-- Entries with chart source code --
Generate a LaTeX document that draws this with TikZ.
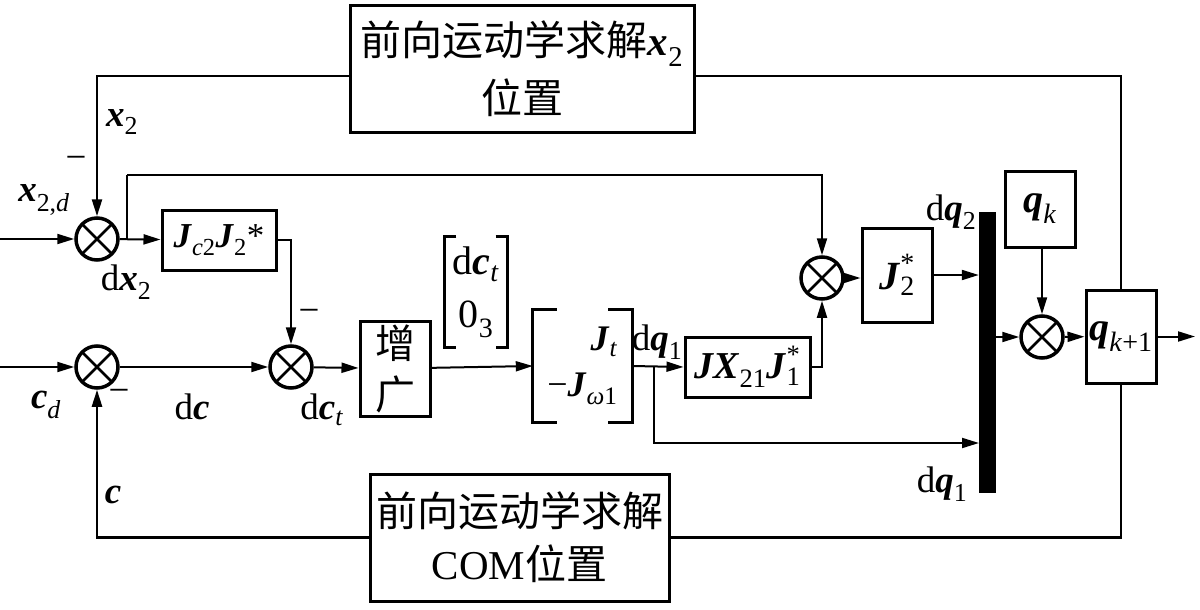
\documentclass[tikz,border=0pt]{standalone}
\usepackage{amsmath}
\usepackage{fontspec}
\setmainfont{Liberation Serif}
\newfontfamily\cjk{Noto Sans CJK SC}
\usetikzlibrary{arrows.meta}
\newcommand\bv[1]{\textbf{\textit{#1}}}
\newcommand\iv[1]{\textit{#1}}
\newcommand\Bv[1]{\text{\bv{#1}}}
\newcommand\Tx[1]{\text{#1}}
\begin{document}
\begin{tikzpicture}[x=1pt,y=-1pt,
  ln/.style={line width=2pt},
  arr/.style={line width=2pt,-{Triangle[length=17pt,width=10pt]}},
  fb/.style={line width=2.5pt},
  fbarr/.style={line width=2.5pt,-{Triangle[length=17pt,width=10pt]}},
  blk/.style={draw,line width=3pt,inner sep=0pt,fill=white},
  summ/.style={circle,draw,line width=3.5pt,minimum size=42pt,inner sep=0pt,
    path picture={
      \draw[line width=2.5pt] ([shift={(-15pt,-15pt)}]path picture bounding box.center) -- ([shift={(15pt,15pt)}]path picture bounding box.center);
      \draw[line width=2.5pt] ([shift={(-15pt,15pt)}]path picture bounding box.center) -- ([shift={(15pt,-15pt)}]path picture bounding box.center);}},
  lbl/.style={inner sep=0pt,font=\fontsize{37}{42}\selectfont},
  brk/.style={line width=3pt}
]
\useasboundingbox (0,0) rectangle (1200,610);

% summing junctions
\node[summ] (sum1) at (97,239) {};
\node[summ] (sum2) at (97,367) {};
\node[summ] (sum3) at (291,367) {};
\node[summ] (sum4) at (822,278) {};
\node[summ] (sum5) at (1042,337) {};

% blocks
\node[blk,minimum width=114pt,minimum height=60pt,font=\fontsize{35}{40}\selectfont] (bJc) at (219,240)
  {$\Bv{J}_{\Tx{\iv{c}2}}\Bv{J}_{\Tx{2}}\Tx{*}$};
\node[blk,minimum width=70pt,minimum height=95pt,align=center,font=\fontsize{40}{51}\selectfont\cjk] (bAug) at (395,368.5)
  {增\\广};
\node[inner sep=0pt,minimum width=63pt,minimum height=111pt,align=center,font=\fontsize{40}{53}\selectfont] (vec) at (476,292)
  {d$\Bv{c}_{\Tx{\iv{t}}}$\\0$_{\Tx{3}}$};
\node[inner sep=0pt,minimum width=99pt,minimum height=112pt,align=right,font=\fontsize{36}{46}\selectfont] (mat) at (582.5,366)
  {$\Bv{J}_{\Tx{\iv{t}}}$\\$\Tx{−\bv{J}}_{\Tx{\iv{ω}1}}$};
\node[blk,minimum width=125pt,minimum height=60pt,font=\fontsize{38}{46}\selectfont] (bJX) at (747.5,367)
  {$\Bv{JX}_{\Tx{21}}\Bv{J}_{\Tx{1}}^{\Tx{*}}$};
\node[blk,minimum width=70pt,minimum height=94pt,font=\fontsize{40}{48}\selectfont] (bJ2) at (897,275)
  {$\Bv{J}_{\Tx{2}}^{\Tx{*}}$};
\node[fill=black,inner sep=0pt,minimum width=17pt,minimum height=281pt] (bar) at (987.5,352.5) {};
\node[blk,minimum width=70pt,minimum height=76pt,font=\fontsize{40}{48}\selectfont] (bqk) at (1040,209)
  {$\Bv{q}_{\Tx{\iv{k}}}$};
\node[blk,minimum width=70pt,minimum height=93pt,font=\fontsize{40}{48}\selectfont] (bqk1) at (1121,336.5)
  {$\Bv{q}_{\Tx{\iv{k}+1}}$};
\node[blk,minimum width=344pt,minimum height=126pt,align=center,font=\fontsize{41}{58}\selectfont] (topbox) at (522,69)
  {{\cjk 前向运动学求解}$\Bv{x}_{\Tx{2}}$\\{\cjk 位置}};
\node[blk,minimum width=299pt,minimum height=127pt,align=center,font=\fontsize{41}{53}\selectfont] (botbox) at (519.5,537.5)
  {{\cjk 前向运动学求解}\\COM{\cjk 位置}};

% brackets
\draw[brk] ([xshift=12pt]vec.north west) -| (vec.south west) -- ++(12,0);
\draw[brk] ([xshift=-12pt]vec.north east) -| (vec.south east) -- ++(-12,0);
\draw[brk] ([xshift=24pt]mat.north west) -| (mat.south west) -- ++(24,0);
\draw[brk] ([xshift=-24pt]mat.north east) -| (mat.south east) -- ++(-24,0);

% coordinates
\coordinate (in0) at (0,239);
\coordinate (in2) at (0,367);
\coordinate (out) at (1195,336.5);
\coordinate (tl) at (97,76);
\coordinate (tr) at (1121,76);
\coordinate (bl) at (97,537.5);
\coordinate (br) at (1121,537.5);
\coordinate (t1) at (127,175);
\coordinate (b2) at (654,367);
\coordinate (q1in) at (979,443);

% connectors
\draw[arr] (in0) -- (sum1);
\draw[arr] (in2) -- (sum2);
\draw[arr] (sum1) -- (bJc);
\draw[ln] (t1 |- sum1.east) -- (t1);
\draw[arr] (t1) -| (sum4.north);
\draw[arr] (bJc.east) -| (sum3.north);
\draw[arr] (sum2) -- (sum3);
\draw[arr] (sum3) -- (bAug);
\draw[arr] (bAug) -- (mat.west);
\draw[arr] (mat.east) -- (bJX.west);
\draw[arr] (b2) |- (q1in);
\draw[arr] (bJX.east) -| (sum4.south);
\draw[arr] (sum4) -- (bJ2.west |- sum4.east);
\draw[arr] (bJ2.east) -- (bJ2.east -| bar.west);
\draw[arr] (bar.east |- sum5.west) -- (sum5);
\draw[arr] (bqk.south -| sum5.north) -- (sum5);
\draw[arr] (sum5) -- (bqk1);
\draw[arr] (bqk1.east) -- (out);
\draw[fb] (bqk1.north) -- (tr) -- (tr -| topbox.east);
\draw[fbarr] (tl -| topbox.west) -- (tl) -- (sum1.north);
\draw[fb] (bqk1.south) -- (br) -- (botbox.east);
\draw[fbarr] (botbox.west) -- (bl) -- (sum2.south);

% labels
\node[lbl] (lx2) at (122,122) {$\Bv{x}_{\Tx{2}}$};
\node[lbl] (lm1) at (76,163) {−};
\node[lbl] (lx2d) at (44,200) {$\Bv{x}_{\Tx{2,\iv{d}}}$};
\node[lbl] (ldx2) at (126,282) {d$\Bv{x}_{\Tx{2}}$};
\node[lbl] (lcd) at (46,405) {$\Bv{c}_{\Tx{\iv{d}}}$};
\node[lbl] (lm2) at (119,396) {−};
\node[lbl] (ldc) at (192,407) {d\bv{c}};
\node[lbl] (ldct) at (322,410) {d$\Bv{c}_{\Tx{\iv{t}}}$};
\node[lbl] (lm3) at (309,316) {−};
\node[lbl] (lc) at (113,495) {\bv{c}};
\node[lbl] (ldq1a) at (657,342) {d$\Bv{q}_{\Tx{1}}$};
\node[lbl] (ldq2) at (951,212) {d$\Bv{q}_{\Tx{2}}$};
\node[lbl] (ldq1b) at (942,484) {d$\Bv{q}_{\Tx{1}}$};
\end{tikzpicture}
\end{document}
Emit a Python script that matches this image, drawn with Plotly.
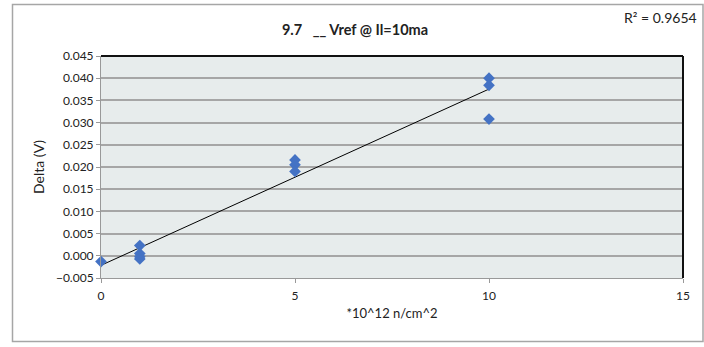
import numpy as np
import plotly.graph_objects as go

# Data
fluence = [0, 1, 1, 1, 1, 5, 5, 5, 10, 10, 10]
delta_v = [-0.0013, 0.0023, 0.0005, -0.0002, -0.0007, 0.0216, 0.0205, 0.0190, 0.0400, 0.0384, 0.0308]
x_ticks = [0, 5, 10, 15]
title_text = "9.7   __ Vref @ Il=10ma"
r2_text = "R² = 0.9654"

slope, intercept = np.polyfit(fluence, delta_v, 1)
tx = [min(fluence), max(fluence)]
ty = [slope * v + intercept for v in tx]

W, H = 704, 347
L, R, T, B = 101, 21, 56, 69
pw, ph = W - L - R, H - T - B

def px(x):
    return (x - L) / pw

def py(y):
    return (H - B - y) / ph

fig = go.Figure()
fig.add_trace(go.Scatter(x=tx, y=ty, mode="lines",
                         line=dict(color="black", width=1), hoverinfo="skip"))
fig.add_trace(go.Scatter(x=fluence, y=delta_v, mode="markers",
                         marker=dict(symbol="diamond", size=9, color="#4472C4"),
                         cliponaxis=False))

font = "Lato, 'Liberation Sans', sans-serif"
fig.update_layout(
    width=W, height=H,
    margin=dict(l=L, r=R, t=T, b=B),
    paper_bgcolor="white",
    plot_bgcolor="#E7ECEC",
    showlegend=False,
    font=dict(family=font, size=12, color="#222"),
    title=dict(text=title_text, x=355 / W, xanchor="center",
               y=1 - 30 / H, yanchor="middle",
               font=dict(size=14.5, family=font, weight="bold")),
    xaxis=dict(range=[0, 15], tickvals=x_ticks, showgrid=False, zeroline=False,
               showline=True, linecolor="#999", linewidth=1,
               ticks="outside", ticklen=4, tickcolor="#999",
               tickfont=dict(size=12), ticklabelstandoff=3,
               title=dict(text="*10^12 n/cm^2", font=dict(size=13), standoff=6)),
    yaxis=dict(range=[-0.005, 0.045], dtick=0.005, tickformat=".3f",
               showgrid=True, gridcolor="#A6A6A6", gridwidth=1.5, zeroline=False,
               showline=True, linecolor="#999", linewidth=1,
               ticks="outside", ticklen=4, tickcolor="#999",
               tickfont=dict(size=12),
               title=dict(text="Delta (V)", font=dict(size=14), standoff=8)),
    shapes=[
        dict(type="line", xref="paper", yref="paper", x0=0, x1=1, y0=1, y1=1,
             line=dict(color="#111", width=2)),
        dict(type="line", xref="paper", yref="paper", x0=1, x1=1, y0=0, y1=1,
             line=dict(color="#111", width=2)),
        dict(type="rect", xref="paper", yref="paper",
             x0=px(12.5), x1=px(703), y0=py(341.5), y1=py(4.5),
             line=dict(color="#A6A6A6", width=1.5), layer="below"),
    ],
    annotations=[
        dict(text=r2_text, xref="paper", yref="paper",
             x=px(699), y=py(17), xanchor="right", yanchor="middle",
             showarrow=False, font=dict(size=14, family=font)),
    ],
)

fig.write_html("out.html")
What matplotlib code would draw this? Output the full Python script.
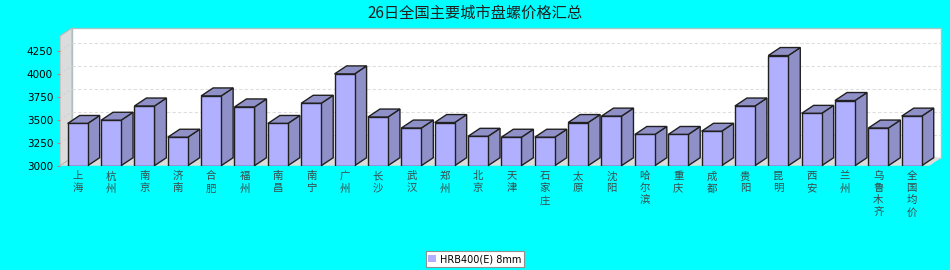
import numpy as np
import matplotlib
matplotlib.use("Agg")
import matplotlib.pyplot as plt
from matplotlib.patches import Polygon, Patch
from matplotlib.transforms import IdentityTransform

plt.rcParams['font.family'] = ['Noto Sans CJK SC', 'DejaVu Sans']

# data
cities = ['上海', '杭州', '南京', '济南', '合肥', '福州', '南昌', '南宁', '广州', '长沙',
          '武汉', '郑州', '北京', '天津', '石家庄', '太原', '沈阳', '哈尔滨', '重庆', '成都',
          '贵阳', '昆明', '西安', '兰州', '乌鲁木齐', '全国均价']
prices = [3460, 3495, 3650, 3310, 3760, 3640, 3460, 3680, 4000, 3530,
          3410, 3470, 3320, 3310, 3310, 3470, 3540, 3340, 3340, 3375,
          3650, 4200, 3570, 3710, 3410, 3540]
yticks = [3000, 3250, 3500, 3750, 4000, 4250]
series_name = 'HRB400(E) 8mm'
title = '26日全国主要城市盘螺价格汇总'

base = 3000
ymax = 4413
bar_w = 0.6
dx, dy = 12, 8          # depth offset in pixels
front = '#b0b0ff'
side = '#9090c8'
bg = '#00ffff'

fig = plt.figure(figsize=(9.5, 2.7), dpi=100, facecolor=bg)
ax = fig.add_axes([60 / 950, 104.3 / 270, 869.4 / 950, 129.7 / 270])
ax.set_facecolor('none')
x = np.arange(len(cities))
ax.set_xlim(-0.53, len(cities) - 0.47)
ax.set_ylim(base, ymax)

td = ax.transData
(x0, yb), (x1, yt) = td.transform([(ax.get_xlim()[0], base), (ax.get_xlim()[1], ymax)])
pix = IdentityTransform()

def poly(pts, fc, ec='none', lw=0, z=0):
    ax.add_patch(Polygon(pts, closed=True, facecolor=fc, edgecolor=ec, linewidth=lw,
                         transform=pix, clip_on=False, zorder=z))

# back wall, floor, left wall
poly([(x0 + dx, yb + dy), (x1 + dx, yb + dy), (x1 + dx, yt + dy), (x0 + dx, yt + dy)],
     'white', '#a0c8c8', 1, 0)
poly([(x0, yb), (x1, yb), (x1 + dx, yb + dy), (x0 + dx, yb + dy)], '#dcdcdc', z=0.5)
poly([(x0, yb), (x0, yt), (x0 + dx, yt + dy), (x0 + dx, yb + dy)], '#dcdcdc', '#b8b8b8', 0.8, 0.5)

# grid lines on the back wall
for v in yticks[1:]:
    yy = td.transform((0, v))[1]
    ax.add_line(plt.Line2D([x0 + dx, x1 + dx], [yy + dy, yy + dy], transform=pix,
                           color='#dedede', lw=0.8, ls=(0, (3, 2)), zorder=0.6, clip_on=False))
    ax.add_line(plt.Line2D([x0, x0 + dx], [yy, yy + dy], transform=pix,
                           color='#d0d0d0', lw=0.8, ls=(0, (2, 2)), zorder=0.6, clip_on=False))

# bars: front faces through ax.bar, sides and tops from the same values
heights = np.array(prices) - base
ax.bar(x, heights, bottom=base, width=bar_w, color=front, edgecolor='#202020',
       linewidth=1, zorder=3)
for xi, v in zip(x, prices):
    (bl, bb), (br, bt) = td.transform([(xi - bar_w / 2, base), (xi + bar_w / 2, v)])
    poly([(br, bb), (br, bt), (br + dx, bt + dy), (br + dx, bb + dy)], side, '#202020', 1, 2)
    poly([(bl, bt), (br, bt), (br + dx, bt + dy), (bl + dx, bt + dy)], side, '#202020', 1, 2)

for s in ['top', 'right', 'bottom', 'left']:
    ax.spines[s].set_visible(False)
ax.set_yticks(yticks)
ax.tick_params(axis='y', length=2, width=0.8, color='#c08080', pad=3, labelsize=7.5,
               labelcolor='black')
ax.set_yticklabels([str(t) for t in yticks], family='DejaVu Sans')
ax.set_xticks(x)
ax.set_xticklabels(['\n'.join(c) for c in cities], fontsize=7.5, color='#3a4a4a',
                   linespacing=1.25, va='top')
ax.tick_params(axis='x', length=0, pad=4)

fig.text(0.5, 1 - 13 / 270, title, ha='center', va='center', fontsize=11, color='#202020')

leg = fig.legend(handles=[Patch(facecolor=front, edgecolor='none', label=series_name)],
                 loc='center', bbox_to_anchor=(475 / 950, 1 - 259 / 270), ncol=1,
                 fancybox=False, framealpha=1, edgecolor='#909090', fontsize=7,
                 handlelength=0.8, handleheight=0.8, handletextpad=0.4, borderpad=0.3,
                 borderaxespad=0)
leg.get_frame().set_linewidth(0.8)
for t in leg.get_texts():
    t.set_family('DejaVu Sans')

fig.savefig('out.png', dpi=100, facecolor=bg)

-- Requirements --
Except for the pictures, write out exactly the lines from the line that contains "Emit a Python" through the line that contains "import plotly.graph_objects as go", including both.

-- The solution --
Emit a Python script that matches this image, drawn with Plotly.
import numpy as np
import plotly.graph_objects as go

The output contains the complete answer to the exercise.